*Material provided*:

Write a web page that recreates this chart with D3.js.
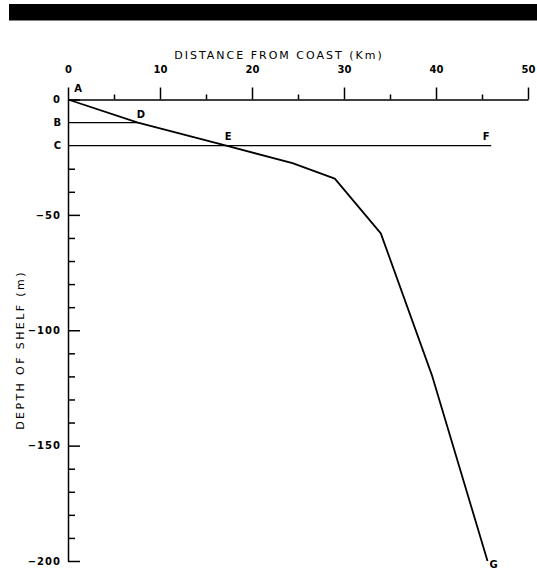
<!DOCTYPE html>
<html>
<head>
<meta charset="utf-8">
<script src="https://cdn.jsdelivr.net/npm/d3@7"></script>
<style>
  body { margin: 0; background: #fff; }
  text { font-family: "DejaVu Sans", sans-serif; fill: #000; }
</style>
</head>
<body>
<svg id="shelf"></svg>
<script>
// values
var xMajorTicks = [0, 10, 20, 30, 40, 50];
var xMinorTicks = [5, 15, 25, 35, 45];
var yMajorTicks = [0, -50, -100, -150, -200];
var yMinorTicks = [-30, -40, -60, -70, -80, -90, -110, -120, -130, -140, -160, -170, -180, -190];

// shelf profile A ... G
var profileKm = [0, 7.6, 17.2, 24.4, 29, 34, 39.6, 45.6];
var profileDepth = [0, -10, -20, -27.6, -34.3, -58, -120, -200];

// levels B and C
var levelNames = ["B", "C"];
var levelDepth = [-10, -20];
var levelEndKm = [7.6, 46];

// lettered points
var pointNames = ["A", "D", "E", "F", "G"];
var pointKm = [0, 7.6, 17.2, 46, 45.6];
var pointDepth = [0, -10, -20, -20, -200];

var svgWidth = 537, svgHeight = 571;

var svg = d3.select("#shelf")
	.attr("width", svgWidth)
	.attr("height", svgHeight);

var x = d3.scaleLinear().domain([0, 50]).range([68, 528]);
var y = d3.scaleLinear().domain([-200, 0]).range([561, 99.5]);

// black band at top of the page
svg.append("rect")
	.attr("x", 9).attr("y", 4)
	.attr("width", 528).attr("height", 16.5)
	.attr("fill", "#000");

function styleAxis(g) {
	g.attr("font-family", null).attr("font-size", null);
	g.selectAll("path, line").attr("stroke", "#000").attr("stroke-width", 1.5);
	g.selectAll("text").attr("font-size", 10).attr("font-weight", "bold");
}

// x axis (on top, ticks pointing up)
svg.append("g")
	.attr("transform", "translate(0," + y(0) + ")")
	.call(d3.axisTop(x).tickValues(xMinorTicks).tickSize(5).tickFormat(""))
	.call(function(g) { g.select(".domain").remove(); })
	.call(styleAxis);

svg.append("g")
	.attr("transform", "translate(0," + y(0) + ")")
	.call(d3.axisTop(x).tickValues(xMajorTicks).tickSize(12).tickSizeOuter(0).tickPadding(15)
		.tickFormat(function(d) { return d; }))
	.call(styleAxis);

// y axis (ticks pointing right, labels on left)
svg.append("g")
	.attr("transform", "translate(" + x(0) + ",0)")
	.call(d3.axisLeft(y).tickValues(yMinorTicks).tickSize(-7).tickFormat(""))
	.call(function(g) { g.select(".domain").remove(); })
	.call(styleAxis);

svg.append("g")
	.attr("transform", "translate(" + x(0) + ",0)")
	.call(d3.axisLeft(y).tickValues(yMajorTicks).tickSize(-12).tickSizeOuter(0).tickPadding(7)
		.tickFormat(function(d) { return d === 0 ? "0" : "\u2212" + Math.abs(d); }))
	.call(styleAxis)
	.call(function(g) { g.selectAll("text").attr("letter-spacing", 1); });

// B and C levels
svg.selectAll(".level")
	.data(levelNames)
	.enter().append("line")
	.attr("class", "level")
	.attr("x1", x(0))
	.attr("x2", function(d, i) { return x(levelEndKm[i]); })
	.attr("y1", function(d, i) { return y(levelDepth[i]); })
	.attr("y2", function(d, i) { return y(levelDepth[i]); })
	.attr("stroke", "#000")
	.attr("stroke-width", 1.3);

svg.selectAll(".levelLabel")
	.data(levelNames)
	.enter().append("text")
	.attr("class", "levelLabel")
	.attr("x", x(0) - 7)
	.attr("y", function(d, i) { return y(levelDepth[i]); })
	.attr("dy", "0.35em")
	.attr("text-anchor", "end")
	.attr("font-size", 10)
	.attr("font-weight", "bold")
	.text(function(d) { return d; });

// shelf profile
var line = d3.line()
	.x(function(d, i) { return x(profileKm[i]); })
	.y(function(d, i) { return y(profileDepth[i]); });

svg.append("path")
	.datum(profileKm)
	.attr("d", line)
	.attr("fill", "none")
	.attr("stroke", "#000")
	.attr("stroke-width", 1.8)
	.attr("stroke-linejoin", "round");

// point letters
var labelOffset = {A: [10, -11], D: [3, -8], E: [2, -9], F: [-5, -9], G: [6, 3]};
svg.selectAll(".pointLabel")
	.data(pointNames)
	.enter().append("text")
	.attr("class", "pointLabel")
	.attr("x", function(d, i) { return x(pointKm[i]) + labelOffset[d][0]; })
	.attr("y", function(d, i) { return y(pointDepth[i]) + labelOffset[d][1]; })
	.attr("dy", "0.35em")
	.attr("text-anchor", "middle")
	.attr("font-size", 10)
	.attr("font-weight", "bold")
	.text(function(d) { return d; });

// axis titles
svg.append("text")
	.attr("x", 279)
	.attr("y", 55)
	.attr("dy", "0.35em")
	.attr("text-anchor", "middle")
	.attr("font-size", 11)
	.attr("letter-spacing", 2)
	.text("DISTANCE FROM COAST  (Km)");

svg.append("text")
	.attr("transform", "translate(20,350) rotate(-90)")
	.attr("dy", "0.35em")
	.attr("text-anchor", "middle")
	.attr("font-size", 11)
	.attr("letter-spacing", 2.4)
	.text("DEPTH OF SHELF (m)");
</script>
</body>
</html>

*Work required*: Reproduce the whole listing above word for word, but not its pictures.

*Solution*:
Write a web page that recreates this chart with D3.js.
<!DOCTYPE html>
<html>
<head>
<meta charset="utf-8">
<script src="https://cdn.jsdelivr.net/npm/d3@7"></script>
<style>
  body { margin: 0; background: #fff; }
  text { font-family: "DejaVu Sans", sans-serif; fill: #000; }
</style>
</head>
<body>
<svg id="shelf"></svg>
<script>
// values
var xMajorTicks = [0, 10, 20, 30, 40, 50];
var xMinorTicks = [5, 15, 25, 35, 45];
var yMajorTicks = [0, -50, -100, -150, -200];
var yMinorTicks = [-30, -40, -60, -70, -80, -90, -110, -120, -130, -140, -160, -170, -180, -190];

// shelf profile A ... G
var profileKm = [0, 7.6, 17.2, 24.4, 29, 34, 39.6, 45.6];
var profileDepth = [0, -10, -20, -27.6, -34.3, -58, -120, -200];

// levels B and C
var levelNames = ["B", "C"];
var levelDepth = [-10, -20];
var levelEndKm = [7.6, 46];

// lettered points
var pointNames = ["A", "D", "E", "F", "G"];
var pointKm = [0, 7.6, 17.2, 46, 45.6];
var pointDepth = [0, -10, -20, -20, -200];

var svgWidth = 537, svgHeight = 571;

var svg = d3.select("#shelf")
	.attr("width", svgWidth)
	.attr("height", svgHeight);

var x = d3.scaleLinear().domain([0, 50]).range([68, 528]);
var y = d3.scaleLinear().domain([-200, 0]).range([561, 99.5]);

// black band at top of the page
svg.append("rect")
	.attr("x", 9).attr("y", 4)
	.attr("width", 528).attr("height", 16.5)
	.attr("fill", "#000");

function styleAxis(g) {
	g.attr("font-family", null).attr("font-size", null);
	g.selectAll("path, line").attr("stroke", "#000").attr("stroke-width", 1.5);
	g.selectAll("text").attr("font-size", 10).attr("font-weight", "bold");
}

// x axis (on top, ticks pointing up)
svg.append("g")
	.attr("transform", "translate(0," + y(0) + ")")
	.call(d3.axisTop(x).tickValues(xMinorTicks).tickSize(5).tickFormat(""))
	.call(function(g) { g.select(".domain").remove(); })
	.call(styleAxis);

svg.append("g")
	.attr("transform", "translate(0," + y(0) + ")")
	.call(d3.axisTop(x).tickValues(xMajorTicks).tickSize(12).tickSizeOuter(0).tickPadding(15)
		.tickFormat(function(d) { return d; }))
	.call(styleAxis);

// y axis (ticks pointing right, labels on left)
svg.append("g")
	.attr("transform", "translate(" + x(0) + ",0)")
	.call(d3.axisLeft(y).tickValues(yMinorTicks).tickSize(-7).tickFormat(""))
	.call(function(g) { g.select(".domain").remove(); })
	.call(styleAxis);

svg.append("g")
	.attr("transform", "translate(" + x(0) + ",0)")
	.call(d3.axisLeft(y).tickValues(yMajorTicks).tickSize(-12).tickSizeOuter(0).tickPadding(7)
		.tickFormat(function(d) { return d === 0 ? "0" : "\u2212" + Math.abs(d); }))
	.call(styleAxis)
	.call(function(g) { g.selectAll("text").attr("letter-spacing", 1); });

// B and C levels
svg.selectAll(".level")
	.data(levelNames)
	.enter().append("line")
	.attr("class", "level")
	.attr("x1", x(0))
	.attr("x2", function(d, i) { return x(levelEndKm[i]); })
	.attr("y1", function(d, i) { return y(levelDepth[i]); })
	.attr("y2", function(d, i) { return y(levelDepth[i]); })
	.attr("stroke", "#000")
	.attr("stroke-width", 1.3);

svg.selectAll(".levelLabel")
	.data(levelNames)
	.enter().append("text")
	.attr("class", "levelLabel")
	.attr("x", x(0) - 7)
	.attr("y", function(d, i) { return y(levelDepth[i]); })
	.attr("dy", "0.35em")
	.attr("text-anchor", "end")
	.attr("font-size", 10)
	.attr("font-weight", "bold")
	.text(function(d) { return d; });

// shelf profile
var line = d3.line()
	.x(function(d, i) { return x(profileKm[i]); })
	.y(function(d, i) { return y(profileDepth[i]); });

svg.append("path")
	.datum(profileKm)
	.attr("d", line)
	.attr("fill", "none")
	.attr("stroke", "#000")
	.attr("stroke-width", 1.8)
	.attr("stroke-linejoin", "round");

// point letters
var labelOffset = {A: [10, -11], D: [3, -8], E: [2, -9], F: [-5, -9], G: [6, 3]};
svg.selectAll(".pointLabel")
	.data(pointNames)
	.enter().append("text")
	.attr("class", "pointLabel")
	.attr("x", function(d, i) { return x(pointKm[i]) + labelOffset[d][0]; })
	.attr("y", function(d, i) { return y(pointDepth[i]) + labelOffset[d][1]; })
	.attr("dy", "0.35em")
	.attr("text-anchor", "middle")
	.attr("font-size", 10)
	.attr("font-weight", "bold")
	.text(function(d) { return d; });

// axis titles
svg.append("text")
	.attr("x", 279)
	.attr("y", 55)
	.attr("dy", "0.35em")
	.attr("text-anchor", "middle")
	.attr("font-size", 11)
	.attr("letter-spacing", 2)
	.text("DISTANCE FROM COAST  (Km)");

svg.append("text")
	.attr("transform", "translate(20,350) rotate(-90)")
	.attr("dy", "0.35em")
	.attr("text-anchor", "middle")
	.attr("font-size", 11)
	.attr("letter-spacing", 2.4)
	.text("DEPTH OF SHELF (m)");
</script>
</body>
</html>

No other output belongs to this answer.